The capture of one of the alleged masterminds of the 2012 attack on the U.S. consulate in Benghazi will "send a message to the world," President Obama said Tuesday.
"When Americans are attacked, no matter how long it takes, we will find those responsible, and we will bring them to justice," Obama said. "And that's a message I sent the day after it happened, and regardless of how long it takes: we will find you."
"I want to make sure that everybody around the world hears that message very clearly," he said.
The president applauded the "courage and precision" of the special forces who captured Ahmed Abu Khattala during a covert mission in Libya.
He also said Khattala was currently being transported back to the United States.
Khattala was among at least a dozen other suspects charged last year for their involvement in the Sept. 11, 2012 attack, which left four Americans dead, including U.S. Ambassador to Libya Christopher Stevens.
"There are a lot of dangers out there and a lot of challenges, and our diplomats serve with incredible courage and valor in some very difficult situations," Obama said. "They need to know that this country has their back and will always go after anybody who goes after us."
The Pentagon said Tuesday that Khattala was taken without any civilian or U.S. casualties, and that the special forces involved in the raid had safely departed Libya.
Obama did not give any hint as to how Khattala would be handled upon his arrival in the U.S.

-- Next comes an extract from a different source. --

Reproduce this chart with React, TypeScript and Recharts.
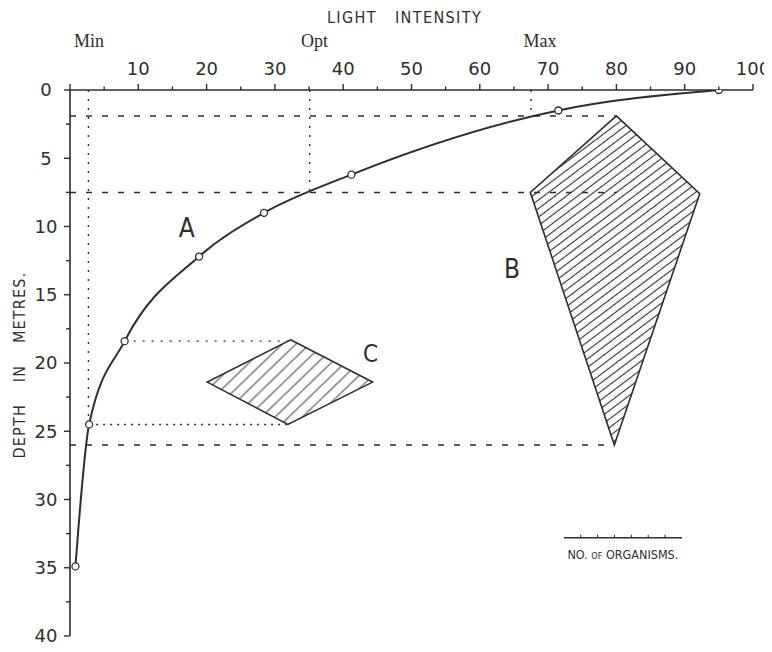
import React from 'react';
import {
  ComposedChart,
  XAxis,
  YAxis,
  Line,
  Scatter,
  ReferenceLine,
  ReferenceDot,
} from 'recharts';

const INK = '#2e2e2e';
const SANS = '"DejaVu Sans", "Liberation Sans", sans-serif';
const COND = '"DejaVu Sans Condensed", "DejaVu Sans", sans-serif';
const SERIF = '"Liberation Serif", "DejaVu Serif", serif';

// ---- axis ticks ----
const xTickValues = [0, 5, 10, 15, 20, 25, 30, 35, 40, 45, 50, 55, 60, 65, 70, 75, 80, 85, 90, 95, 100];
const xLabelledTicks = [10, 20, 30, 40, 50, 60, 70, 80, 90, 100];
const yTickValues = [0, 2.5, 5, 7.5, 10, 12.5, 15, 17.5, 20, 22.5, 25, 27.5, 30, 32.5, 35, 37.5, 40];
const yLabelledTicks = [0, 5, 10, 15, 20, 25, 30, 35, 40];

// ---- curve A : light intensity vs depth ----
const curveA = [
  { light: 0.8, depth: 34.9 },
  { light: 2.8, depth: 24.5 },
  { light: 8.0, depth: 18.4 },
  { light: 18.9, depth: 12.2 },
  { light: 28.4, depth: 9.0 },
  { light: 41.2, depth: 6.2 },
  { light: 71.5, depth: 1.5 },
  { light: 95, depth: 0 },
];

// ---- organism distributions (polygons) ----
const polygonB = [
  { light: 80.0, depth: 1.9 },
  { light: 92.2, depth: 7.6 },
  { light: 79.7, depth: 26.0 },
  { light: 67.4, depth: 7.5 },
];
const polygonC = [
  { light: 32.3, depth: 18.3 },
  { light: 44.3, depth: 21.4 },
  { light: 31.9, depth: 24.5 },
  { light: 20.1, depth: 21.4 },
];

// ---- guide lines ----
const dashedLevels = [
  { depth: 1.9, from: 0, to: 80.0 },
  { depth: 7.5, from: 0, to: 80.0 },
  { depth: 26.0, from: 0, to: 79.7 },
];
const markerLines = [
  { name: 'Min', light: 2.7, to: 24.5, labelLight: 2.8 },
  { name: 'Opt', light: 35.1, to: 7.5, labelLight: 35.8 },
  { name: 'Max', light: 67.5, to: 1.9, labelLight: 68.8 },
];
const markerLabelDepth = -3.6;
const dottedLevels = [
  { depth: 18.4, from: 8.0, to: 32.3, dash: '2 7' },
  { depth: 24.5, from: 2.8, to: 31.9, dash: '2 5' },
];
const seriesLabels = [
  { text: 'A', light: 17.1, depth: 10.1 },
  { text: 'B', light: 64.7, depth: 13.1 },
  { text: 'C', light: 44.0, depth: 19.3 },
];
const scaleBar = { from: 72.3, to: 89.6, depth: 32.8, divisions: 7 };

// ---- render helpers ----
const XTick = (props: any) => {
  const { x, y, payload } = props;
  const v = payload.value;
  const len = v % 10 === 0 ? 6 : 3.5;
  return (
    <g>
      <line x1={x} y1={y} x2={x} y2={y - len} stroke={INK} strokeWidth={1.4} />
      {xLabelledTicks.includes(v) && (
        <text x={x} y={y - 15} textAnchor="middle" fontFamily={SANS} fontSize={18} fill={INK}>
          {v}
        </text>
      )}
    </g>
  );
};

const YTick = (props: any) => {
  const { x, y, payload } = props;
  const v = payload.value;
  const len = v % 5 === 0 ? 6 : 4;
  return (
    <g>
      <line x1={x - len} y1={y} x2={x} y2={y} stroke={INK} strokeWidth={1.4} />
      {yLabelledTicks.includes(v) && (
        <text x={x - 24} y={y} dy="0.36em" textAnchor="middle" fontFamily={SANS} fontSize={18} fill={INK}>
          {v}
        </text>
      )}
    </g>
  );
};

const XTitle = (props: any) => {
  const vb = props.viewBox || { x: 0, y: 0, width: 0 };
  const cx = vb.x + vb.width / 2 - 7;
  return (
    <text
      x={cx}
      y={vb.y + 15}
      textAnchor="middle"
      fontFamily={COND}
      fontSize={16}
      fill={INK}
      letterSpacing={1.4}
      wordSpacing={12}
    >
      LIGHT INTENSITY
    </text>
  );
};

const YTitle = (props: any) => {
  const vb = props.viewBox || { x: 0, y: 0, height: 0 };
  const x = vb.x + 11;
  const y = vb.y + vb.height / 2 + 2;
  return (
    <text
      x={x}
      y={y}
      transform={`rotate(-90 ${x} ${y})`}
      textAnchor="middle"
      dominantBaseline="central"
      fontFamily={COND}
      fontSize={16}
      fill={INK}
      letterSpacing={1.2}
      wordSpacing={16}
    >
      DEPTH IN METRES.
    </text>
  );
};

const MarkText = (props: any) => {
  const vb = props.viewBox || { x: 0, y: 0, width: 0, height: 0 };
  const cx = vb.x + (vb.width || 0) / 2;
  const cy = vb.y + (vb.height || 0) / 2;
  return (
    <text
      x={cx}
      y={cy}
      dy="0.36em"
      textAnchor="middle"
      fontFamily={props.family}
      fontSize={props.size}
      fill={INK}
    >
      {props.text}
    </text>
  );
};

const HatchPolygon = (props: any) => {
  const { points, patternId, spacing, angle } = props;
  if (!points || !points.length) return null;
  const d = points.map((p: any, i: number) => `${i ? 'L' : 'M'}${p.x},${p.y}`).join(' ') + ' Z';
  return (
    <g>
      <defs>
        <pattern
          id={patternId}
          width={spacing * 4}
          height={spacing}
          patternUnits="userSpaceOnUse"
          patternTransform={`rotate(${-angle})`}
        >
          <line x1={0} y1={spacing / 2} x2={spacing * 4} y2={spacing / 2} stroke="#333" strokeWidth={1.15} />
        </pattern>
      </defs>
      <path d={d} fill={`url(#${patternId})`} stroke={INK} strokeWidth={1.6} strokeLinejoin="miter" />
    </g>
  );
};

const ScaleBarShape = (props: any) => {
  const { x1, y1, x2, divisions } = props;
  const ticks = [];
  for (let i = 1; i < divisions; i++) {
    const tx = x1 + ((x2 - x1) * i) / divisions;
    ticks.push(<line key={i} x1={tx} y1={y1} x2={tx} y2={y1 - 3} stroke={INK} strokeWidth={1} />);
  }
  return (
    <g>
      <line x1={x1} y1={y1} x2={x2} y2={y1} stroke={INK} strokeWidth={1.4} />
      {ticks}
      <text x={(x1 + x2) / 2} y={y1 + 21} textAnchor="middle" fontFamily={COND} fontSize={12.5} fill={INK}>
        NO. <tspan fontSize={9}>OF</tspan> ORGANISMS.
      </text>
    </g>
  );
};

const EmptyShape = () => <g />;

export default function App() {
  return (
    <ComposedChart width={764} height={644} margin={{ top: 0, right: 19, bottom: 16, left: 0 }}>
      <XAxis
        xAxisId={0}
        dataKey="light"
        type="number"
        orientation="top"
        domain={[0, 100]}
        ticks={xTickValues}
        interval={0}
        height={82}
        tickSize={0}
        tickMargin={0}
        tick={<XTick />}
        axisLine={{ stroke: INK, strokeWidth: 1.6 }}
        label={<XTitle />}
        allowDataOverflow
      />
      <YAxis
        yAxisId={0}
        dataKey="depth"
        type="number"
        domain={[0, 40]}
        reversed
        ticks={yTickValues}
        interval={0}
        width={62}
        tickSize={0}
        tickMargin={0}
        tick={<YTick />}
        axisLine={{ stroke: INK, strokeWidth: 1.6 }}
        label={<YTitle />}
        allowDataOverflow
      />

      <Scatter
        data={polygonB}
        line={<HatchPolygon patternId="hatchB" spacing={6.8} angle={37} />}
        lineType="joint"
        shape={<EmptyShape />}
        isAnimationActive={false}
      />
      <Scatter
        data={polygonC}
        line={<HatchPolygon patternId="hatchC" spacing={9.5} angle={44} />}
        lineType="joint"
        shape={<EmptyShape />}
        isAnimationActive={false}
      />

      {dashedLevels.map((d, i) => (
        <ReferenceLine
          key={`dash-${i}`}
          segment={[
            { x: d.from, y: d.depth },
            { x: d.to, y: d.depth },
          ]}
          stroke={INK}
          strokeWidth={1.5}
          strokeDasharray="6 10"
        />
      ))}
      {markerLines.map((m, i) => (
        <ReferenceLine
          key={`mark-${i}`}
          segment={[
            { x: m.light, y: 0 },
            { x: m.light, y: m.to },
          ]}
          stroke={INK}
          strokeWidth={1.4}
          strokeDasharray="2 7"
        />
      ))}
      {dottedLevels.map((d, i) => (
        <ReferenceLine
          key={`dot-${i}`}
          segment={[
            { x: d.from, y: d.depth },
            { x: d.to, y: d.depth },
          ]}
          stroke={INK}
          strokeWidth={1.4}
          strokeDasharray={d.dash}
        />
      ))}

      <ReferenceLine
        segment={[
          { x: scaleBar.from, y: scaleBar.depth },
          { x: scaleBar.to, y: scaleBar.depth },
        ]}
        shape={<ScaleBarShape divisions={scaleBar.divisions} />}
      />

      {markerLines.map((m, i) => (
        <ReferenceDot
          key={`mlabel-${i}`}
          x={m.labelLight}
          y={markerLabelDepth}
          r={1}
          fill="none"
          stroke="none"
          ifOverflow="visible"
          label={<MarkText text={m.name} size={18} family={SERIF} />}
        />
      ))}
      {seriesLabels.map((s, i) => (
        <ReferenceDot
          key={`slabel-${i}`}
          x={s.light}
          y={s.depth}
          r={1}
          fill="none"
          stroke="none"
          ifOverflow="visible"
          label={<MarkText text={s.text} size={s.text === 'C' ? 24 : 26} family={COND} />}
        />
      ))}

      <Line
        data={curveA}
        dataKey="depth"
        type="monotone"
        stroke={INK}
        strokeWidth={2}
        dot={{ r: 3.5, fill: '#fff', stroke: INK, strokeWidth: 1.3 }}
        activeDot={false}
        isAnimationActive={false}
      />
    </ComposedChart>
  );
}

Some Republicans, including Sens. Lindsey Graham (R-S.C.) and John McCain (R-Ariz.), have suggested he should be sent to the Guantanamo Bay prison. Others appeared to suggest he should not be afforded a Miranda warning before being questioned.
“I look forward to hearing more details regarding the raid, and I expect the administration to give our military professionals time to properly gather any useful intelligence he has,” House Speaker John Boehner (R-Ohio) said.